At that point I was not sure if I broke it when force-removing the harness or if it was broken to begin with, and thus causing my problem. I finally found a tube to use to use my mouth to suck on each one of the vacuum lines. In each instance I heard the actuator move and there was no leak. (This is probably not the approved method of testing :-). I had to make a decision at this point, look for a used programmer at a junkyard or take a chance that this "nipple" was broken before hand. (I was reluctant to pay the $1000 the dealer quoted.)

Before removing the programmer I had observed that the actuator motor on the bottom of the programmer had appeared to be functioning correctly, as were all the numeric indicators from the dash control pannel. I saw the motorized actuator slider move from left to right after I turned the temperature control from 68 to 98. At this point, since "most" of the HVAC programmer's functions appeared to be responding as I would expect, I decided that the HVAC programmer was likely OK and hopefully that the broken "nipple" on the unit occurred before I pried off the harness. I needed to jumper around the (at least for now) broken connector block. (From experience I also know that a break in any vacuum circuit will most of the time cause the whole vacuum system to fail.)
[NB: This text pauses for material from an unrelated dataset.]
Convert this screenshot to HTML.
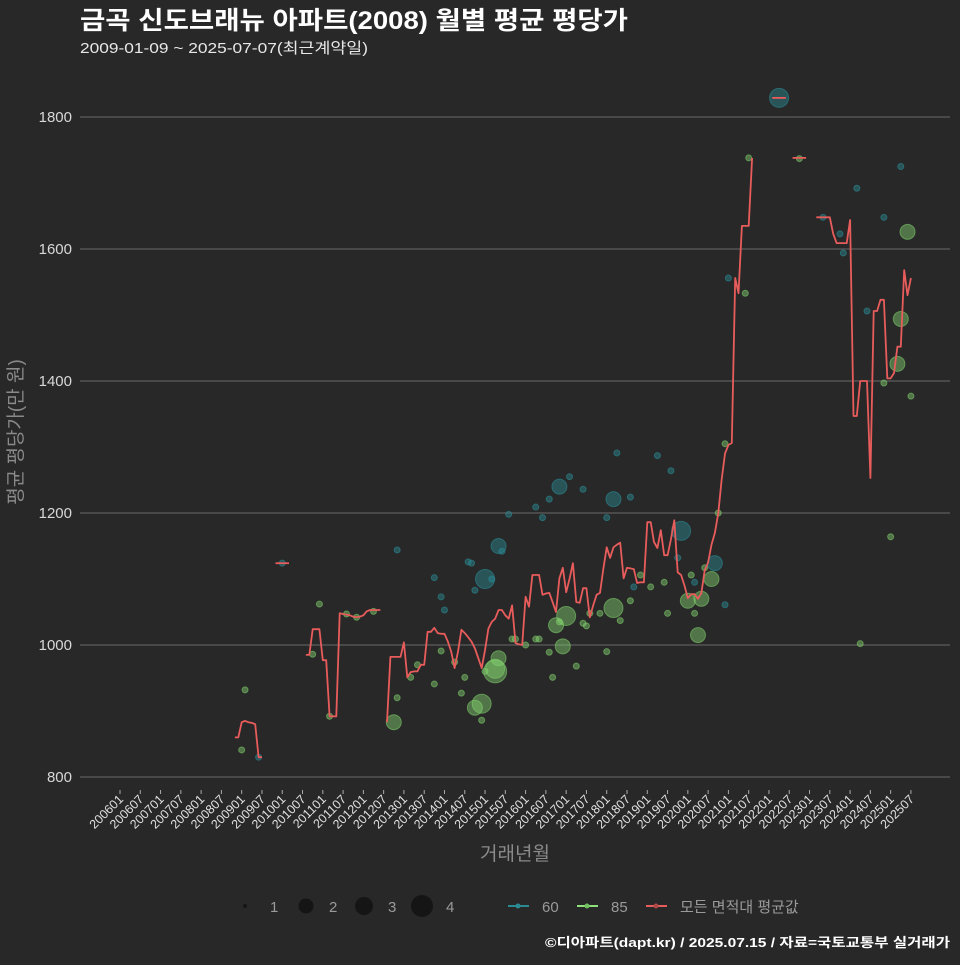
<!DOCTYPE html>
<html><head><meta charset="utf-8">
<style>
html,body{margin:0;padding:0;background:#282828;}
body{width:960px;height:960px;overflow:hidden;font-family:"Liberation Sans","Noto Sans CJK KR",sans-serif;}
svg text{font-family:"Liberation Sans","Noto Sans CJK KR",sans-serif;}
</style></head>
<body>
<svg id="chart" width="960" height="960" xmlns="http://www.w3.org/2000/svg">
<rect width="960" height="960" fill="#282828"/>
<text x="80" y="29" font-size="25" font-weight="bold" fill="#ffffff" textLength="548" lengthAdjust="spacingAndGlyphs">금곡 신도브래뉴 아파트(2008) 월별 평균 평당가</text>
<text x="80" y="53" font-size="15" fill="#e8e8e8" textLength="288" lengthAdjust="spacingAndGlyphs">2009-01-09 ~ 2025-07-07(최근계약일)</text>
<g id="grid"></g>
<g id="yticks"></g>
<g id="xticks"></g>
<g id="points"></g>
<g id="lines"></g>
<text x="515" y="860" font-size="19" fill="#8a8a8a" text-anchor="middle">거래년월</text>
<text transform="translate(22,432) rotate(-90)" font-size="19" fill="#8a8a8a" text-anchor="middle">평균 평당가(만 원)</text>
<g>
  <g><circle cx="245" cy="906" r="2" fill="#151515"/><text x="270" y="912" font-size="15" fill="#9a9a9a">1</text></g>
  <g><circle cx="306" cy="906" r="7.5" fill="#151515"/><text x="329" y="912" font-size="15" fill="#9a9a9a">2</text></g>
  <g><circle cx="364" cy="906" r="9" fill="#151515"/><text x="388" y="912" font-size="15" fill="#9a9a9a">3</text></g>
  <g><circle cx="422" cy="906" r="11" fill="#151515"/><text x="446" y="912" font-size="15" fill="#9a9a9a">4</text></g>
  <g><line x1="508" y1="906" x2="529" y2="906" stroke="#2a8b94" stroke-width="2"/><circle cx="518" cy="906" r="2.5" fill="#2a8b94"/><text x="542" y="912" font-size="15" fill="#9a9a9a">60</text></g>
  <g><line x1="577" y1="906" x2="598" y2="906" stroke="#8ee07a" stroke-width="2"/><circle cx="587" cy="906" r="2.5" fill="#6fbf5f"/><text x="611" y="912" font-size="15" fill="#9a9a9a">85</text></g>
  <g><line x1="646" y1="906" x2="667" y2="906" stroke="#e85c5c" stroke-width="2"/><circle cx="656" cy="906" r="2.5" fill="#b04848"/><text x="680" y="912" font-size="15" fill="#9a9a9a">모든 면적대 평균값</text></g>
</g>
<text x="950" y="947" font-size="13" font-weight="bold" fill="#ffffff" text-anchor="end" textLength="405" lengthAdjust="spacingAndGlyphs">©디아파트(dapt.kr) / 2025.07.15 / 자료=국토교통부 실거래가</text>
</svg>
<script>
// month index from 2006-01
const segMonths = [
 [34,35,36,37,38,39,40,41,42],
 [46,50],
 [55,56,57,58,59,60,61,62,63,64,65,66,67,68,69,70,71,72,73,74,75,76,77],
 [79,80,81,82,83,84,85,86,87,88,89,90,91,92,93,94,95,96,97,98,99,100,101,102,103,104,105,106,107,108,109,110,111,112,113,114,115,116,117,118,119,120,121,122,123,124,125,126,127,128,129,130,131,132,133,134,135,136,137,138,139,140,141,142,143,144,145,146,147,148,149,150,151,152,153,154,155,156,157,158,159,160,161,162,163,164,165,166,167,168,169,170,171,172,173,174,175,176,177,178,179,180,181,182,183,184,185,186,187,188],
 [193,197],
 [199,203],
 [206,207,208,209,210,211,212,213,214,215,216,217,218,219,220,221,222,223,224,225,226,227,228,229,230,231,232,233,234]
];
const segValues = [
 [860,860,883,885,883,882,880,830,830],
 [1124,1124],
 [985,985,1024,1024,1024,977,977,892,892,892,1048,1047,1046,1045,1043,1042,1043,1045,1051,1053,1053,1053,1053],
 [883,982,982,982,982,1004,951,959,960,960,970,970,1020,1020,1026,1018,1017,1017,1005,990,965,990,1023,1018,1012,1005,995,980,965,992,1025,1035,1040,1053,1053,1045,1040,1060,1003,1001,1000,1073,1058,1106,1106,1106,1076,1078,1079,1065,1050,1101,1117,1080,1100,1124,1065,1064,1086,1086,1042,1060,1076,1079,1115,1148,1132,1148,1152,1155,1101,1117,1116,1115,1094,1095,1095,1186,1186,1156,1147,1174,1136,1136,1160,1189,1110,1106,1090,1071,1077,1077,1070,1079,1113,1125,1152,1170,1200,1250,1290,1303,1306,1556,1533,1635,1635,1635,1738],
 [1829,1829],
 [1738,1738],
 [1648,1648,1648,1648,1648,1623,1609,1609,1609,1609,1644,1347,1347,1400,1400,1400,1253,1506,1506,1523,1523,1404,1404,1412,1452,1452,1568,1530,1556,1503]
];
const ptMonths = [36,37,41,48,57,59,62,67,70,75,81,82,82,86,88,93,95,93,96,95,99,101,102,103,104,105,105,107,108,107,108,110,111,111,112,112,113,115,116,117,120,123,124,127,128,129,130,131,132,135,137,138,139,142,144,146,148,151,152,154,157,161,162,168,169,170,170,171,172,173,175,176,177,179,163,159,147,151,146,144,137,133,130,127,125,123,166,165,179,180,185,186,195,201,208,213,214,218,219,221,226,226,228,231,230,231,233,234];
const ptValues = [841,932,830,1124,986,1062,892,1047,1042,1051,883,920,1144,951,970,941,1073,1102,1053,991,974,927,951,1126,1124,1083,905,886,1100,911,960,1100,964,960,1150,980,1142,1198,1009,1009,1000,1009,1009,989,951,1030,1035,998,1044,968,1033,1029,1048,1048,990,1056,1037,1067,1088,1106,1088,1095,1048,1067,1106,1095,1048,1015,1070,1117,1100,1124,1200,1061,1264,1287,1291,1224,1221,1193,1236,1255,1240,1221,1193,1209,1173,1132,1305,1556,1533,1738,1829,1737,1648,1623,1594,1692,1002,1506,1397,1648,1164,1725,1426,1494,1626,1377];
const ptArea = [85,85,60,60,85,85,85,85,85,85,85,85,60,85,85,85,60,60,60,85,85,85,85,60,60,60,85,85,60,85,85,60,85,85,60,85,60,60,85,85,85,85,85,85,85,85,85,85,85,85,85,85,85,85,85,85,85,85,60,85,85,85,85,85,85,60,85,85,85,85,85,60,85,60,60,60,60,60,60,60,60,60,60,60,60,60,60,60,85,60,85,85,60,85,60,60,60,60,85,60,85,60,85,60,85,85,85,85];
const ptCount = [1,1,1,1,1,1,1,1,1,1,2,1,1,1,1,1,1,1,1,1,1,1,1,1,1,1,2,1,3,3,1,1,3,4,2,2,1,1,1,1,1,1,1,1,1,2,1,2,3,1,1,1,1,1,1,3,1,1,1,1,1,1,1,2,1,1,1,2,2,1,2,2,1,1,1,1,1,1,2,1,1,1,2,1,1,1,3,1,1,1,1,1,3,1,1,1,1,1,1,1,1,1,1,1,2,2,2,1];
const yTicks = [800,1000,1200,1400,1600,1800];
const xTickMonths = [];
for (let i = 0; i <= 234; i += 6) xTickMonths.push(i);

const NS = "http://www.w3.org/2000/svg";
const xS = m => 120 + m * 3.38;
const yS = v => 777 - (v - 800) * 0.66;
function mk(tag, attrs, parent) {
  const e = document.createElementNS(NS, tag);
  for (const k in attrs) e.setAttribute(k, attrs[k]);
  parent.appendChild(e);
  return e;
}
const grid = document.getElementById('grid');
const yt = document.getElementById('yticks');
yTicks.forEach(v => {
  const l = mk('line', {x1: 80, x2: 950, y1: yS(v), y2: yS(v), stroke: '#6a6a6a', 'stroke-width': 1}, grid);
  
  
  const t = mk('text', {x: 72, y: yS(v) + 5, 'font-size': 15, fill: '#d8d8d8', 'text-anchor': 'end'}, yt);
  t.textContent = v;
  
  
});
const xt = document.getElementById('xticks');
xTickMonths.forEach(m => {
  const x = xS(m);
  const tk = mk('line', {x1: x, x2: x, y1: 790, y2: 794, stroke: '#aaaaaa'}, xt);
  
  
  const yr = 2006 + Math.floor(m / 12), mo = m % 12 + 1;
  const t = mk('text', {transform: `translate(${x + 4},${800}) rotate(-45)`, 'font-size': 12.5, fill: '#e0e0e0', 'text-anchor': 'end'}, xt);
  t.textContent = yr + (mo < 10 ? '0' : '') + mo;
  
  
});
const rMap = [0, 3, 7.5, 9.5, 11.5];
const pg = document.getElementById('points');
ptMonths.forEach((m, i) => {
  const teal = ptArea[i] === 60;
  const c = mk('circle', {cx: xS(m), cy: yS(ptValues[i]), r: rMap[ptCount[i]],
    fill: teal ? 'rgba(42,139,148,0.45)' : 'rgba(130,210,110,0.45)',
    stroke: teal ? 'rgba(42,139,148,0.6)' : 'rgba(130,210,110,0.55)', 'stroke-width': 1}, pg);
  
  
});
const lg = document.getElementById('lines');
segMonths.forEach((ms, s) => {
  const d = ms.map((m, i) => (i ? 'L' : 'M') + xS(m).toFixed(1) + ',' + yS(segValues[s][i]).toFixed(1)).join(' ');
  const p = mk('path', {d: d, fill: 'none', stroke: '#e85c5c', 'stroke-width': 1.8, 'stroke-linejoin': 'round'}, lg);
  
  
});
</script>
</body></html>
I racked my brain, knowing past difficulties of finding vacuum tubing, but something hit me and on a Sunday I drove down to PetSmart where I picked up a $1.75 roll of TopFin 6' MINI (key word) airline tubing (in the fish aquarium side). I cut the vacuum lines going into both the connectors, those going into the white harness and the programmer black connector (carefull, some of the lines change color; write down what color goes in which side of the connector). The mini airline was perfect for sliding over both sides of the vacuum line to splice them and when I re-installed the HVAC Programmer, the A/C worked perfectly. :-)

denverssei
09-04-2007, 08:51 AM
Just performed this connector bypass procedure on my 96 ssei and it works great. Thanks for the help from everyone in this thread

timwall
09-04-2008, 09:19 AM
This method of repairing the HVAC programmer is excellent. Used programmers are very likely to have or to develop the same problem during removal and reinstallation (degraded/leaking connector bodies) and are expensive. New programmers are currently $636.00! Use vinyl, not silicone, aquarium airline. Cut the vacuum lines close to the connector and, using one-inch sections of air line, butt the lines together in each splice to preserve the stiffness of the vacuum lines.

HotZ28
09-06-2008, 09:02 PM
This method of repairing the HVAC programmer is excellent. Used programmers are very likely to have or to develop the same problem during removal and reinstallation (degraded/leaking connector bodies) and are expensive. New programmers are currently $636.00! Use vinyl, not silicone, aquarium airline. Cut the vacuum lines close to the connector and, using one-inch sections of air line, butt the lines together in each splice to preserve the stiffness of the vacuum lines. Welcome to AF and we appreciate your input; however, this thread is 3-years old and our guidelines limit posting in threads over 3-months old.